Recientemente, hemos conocido noticias relacionadas con la contaminación alimentaria (las albóndigas de IKEA, la contaminación por carne de caballo, etc.. Y es que los alimentos han sido fuente de intoxicación desde que existe la humanidad. Está provocada por bacterias, virus, parásitos y tóxinas.
Ya en el siglo X, León VI, emperador bizantino, prohibió el consumo de morcillas por una intoxicación. Aunque los historiadores creen que las causantes fueron las salchichas. Fue en el siglo XIX cuando Justino Kermer, médico alemán, descubrió sus efectos llamándolo “botulismo” (palabra latina “bolutus” para “salchicha”).
El identificación de la bacteria se debió a Pierre van Ermengem a raíz de un brote de botulismo (1895) provocado por la ingestión de jamón ahumado. Esta enfermedad se desencadena por la acción de una toxina, una de las más tóxicas conocidas, formada por dos péptidos, uno pesado y otro ligero. La primera reconoce y se une a las células de las fibras nerviosas y facilita el camino a la segunda, la más ligera (la peptidasa).
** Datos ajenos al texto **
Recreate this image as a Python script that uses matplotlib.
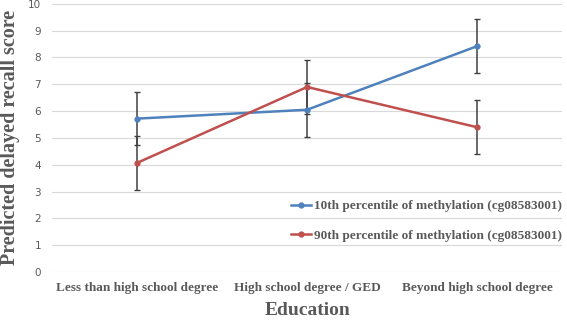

La toxina botulínica descompone las proteínas liberando neurotransmisores como la acetilicona, que impiden la transmisión del impulso nervioso. La dosis letal promedio de toxina en personas es de sólo 30 nanogramos.
Ahora bien, la parte positiva de esta toxina es su uso terapéutico en tratamientos de espamos oculares y faciales, estrabismos, sudoración excesiva… y la aplicación estrella del siglo XXI, el Botox.